Acording to Wilson’s report, Gwynn had a 20-year career with the San Diego Padres baseball team. He died of cancer June 16 at the age of 54 after treatment for a “tumor inside his right cheek. They grafted a nerve from Gwynn’s back to help him eventually regain facial movement.”
Gwynn “believed the cancer was from chewing tobacco.”
Why am I writing about a baseball “Hall of Famer” in this column?
Because, once I witnessed a livestock judge at a 4-H fair chewing a wad of tobacco and the can of tobacco he had been nipping from, was very visible in his hip pocket.
In fact, it was so visible the can left a faded imprint on the material of the trousers he was wearing.

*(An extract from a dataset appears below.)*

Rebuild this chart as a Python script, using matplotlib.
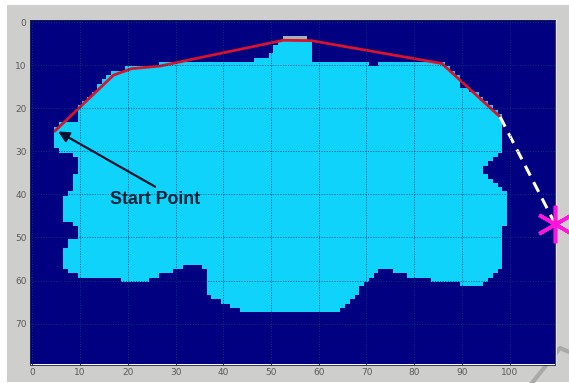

I became, shall we say, concerned, and I wrote the judge a note stating my concerns that he was giving a very poor impression to the kids.
The next year, he judged again and, I might say, seemed free and clear of his tin of chewing tobacco.
Having said all that, with the 4-H fairs coming up in the next few weeks,
I’m pleading to all the 4-H judges and livestock “jocks” to leave your chewing tobacco home and make sure you have on a pair of jeans that doesn’t show the outline that will tell that once a tin of chewing tobacco was housed in that pocket.
Your job is meant to know that you are an expert and know what is important in the livestock you are judging, you also have the responsibility to show the kids good habits.
I can tell you one thing, watch out for me, because if I’m at a fair that you are at and you are working with the youth of our farming world and you are chewing tobacco, and because I’ve never chewed tobacco and my tongue is still in tact, you will get a tongue lashing from me.
Having said all that, as a teenager, I did smoke. I hated it and most of the cigarettes I lit up usually burned up without too many a puff from me.
But I will tell you, on all my health records, it is recorded that I “was a smoker.”
I try to tell them that I really hated everything about smoking and I usually ate something after I put the thing out, but the health people don’t care about the particulars, they considered the fact that you put a cigarette to your mouth, you were a smoker.
My older sister was so dumb, she would lock herself in the powder room off of the kitchen at my folks house. The room had a small window and she would go in there, open the window and light up a cigarette.
The minute she opened the door to come back out, when she had finished her smoke, this horrid smell would come out with her and because she was in such a closed space, she stunk to high heaven.
Of course, she always pulled this stunt when it was time to help with the dishes, and I became the dumb one by staying and helping my mother clean up after dinner.
To this day, I want to say to someone who passes near me and has been smoking, that they “stink,” fresh air or not.
But please, if you are a 4-H judge, or a livestock “jock” and you work with the kids, do them a real big favor and chuck the snuff in the garbage. Ciao!
P.S. Platteville, Wis., was hit big time by a tornado this past week. Lots and lots of damage down town and in the outlying areas. Our place in Platteville only lost electricity for a while, but otherwise, it stayed away from us.